We are aware of the contention of the respondents, to the effect that Lundin when he uprooted the stump was not engaged in the master’s work, but was performing the labor of a servant; that he was at that time a fellow servant, and his acts being those of a fellow servant would not render the master liable for injuries resulting therefrom, even though it were considered that the acts were negligent. But this reasoning overlooks the fact that the duty of the respondents to oversee the appellant’s place of work was a continuing duty, obligatory upon them at all times; that while the work itself may have been servant’s work, the duty to see that its performance did not result in injury to the servants working elsewhere was the master’s duty. This duty, as we say, could not be delegated, and if the injury to appellant was caused by its negligent performance, the master is hable. This principle was announced by this court in the case of Creamer v. Moran Bros. Co., 41 Wash. 636, 84 Pac. 592. There cer*269tain employees of the appellant were engaged, under the direction of a foreman, in removing a propeller from a propeller shaft of a ship to which it was tightly wedged. The hub of the propeller had been heated to facilitate its removal, and oil confined therein had by that means become intensely hot. In the course of the work, the foreman took up a sledge and struck, the hub a blow which loosened it, releasing the hot oil, which poured upon an employee assisting in the work, and burned him so severely as to cause his death. It was held that the act of the foreman was the act of the master, and not that of a fellow servant. In the course of its opinion, the court said.

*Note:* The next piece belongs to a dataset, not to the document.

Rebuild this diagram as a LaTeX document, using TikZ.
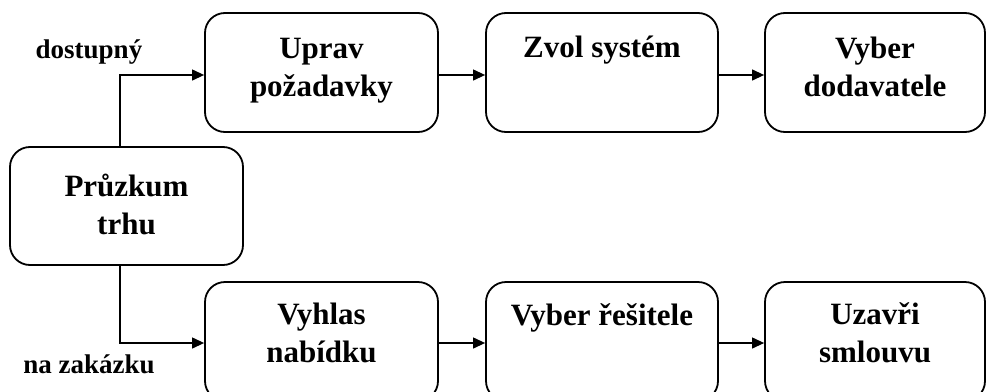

“It is urged by appellant that the act of the superintendent in striking the hub with the sledge at the time and in the manner in which he did, constituted an act of a fellow servant of Creamer; that such an act, although performed by the superintendent, was not one of superintendence, was not one of the nondelegable duties of the master, was not the act of a vice principal; but was the manual act of one working with Creamer in the same undertaking and to accomplish the same end toward which they were all working; that in striking said blow said superintendent was, for the time being, a fellow workman of Creamer, and that his negligence as such would not render the appellant company liable. This argument would appeal strongly to the writer of this opinion were it not for tbe former decisions of this court. Nelson v. Willey Steamship etc. Co., 26 Wash. 548, 67 Pac. 237; Dossett v. St. Paul etc. Lumber Co., 40 Wash. 276, 82 Pac. 273; O’Brien v. Page Lumber Co., 39 Wash. 537, 82 Pac. 114. Under the authority of those decisions, when the superintendent, without the knowledge of the workman, negligently set in operation an agency fraught with danger, he thereby rendered the company liable for the result of such negligence.”

We are of the opinion, therefore, that, on any view of the case, the judgment is erroneous as to the respondents Jones & Onserud. As to them the judgment will be reversed, and the cause remanded with instructions to grant a new trial. As *270to the Chicago, Milwaukee & Puget Sound Railway Company, it will stand affirmed.

Rudkin, C. J., Gose, and Chadwick, JJ., concur.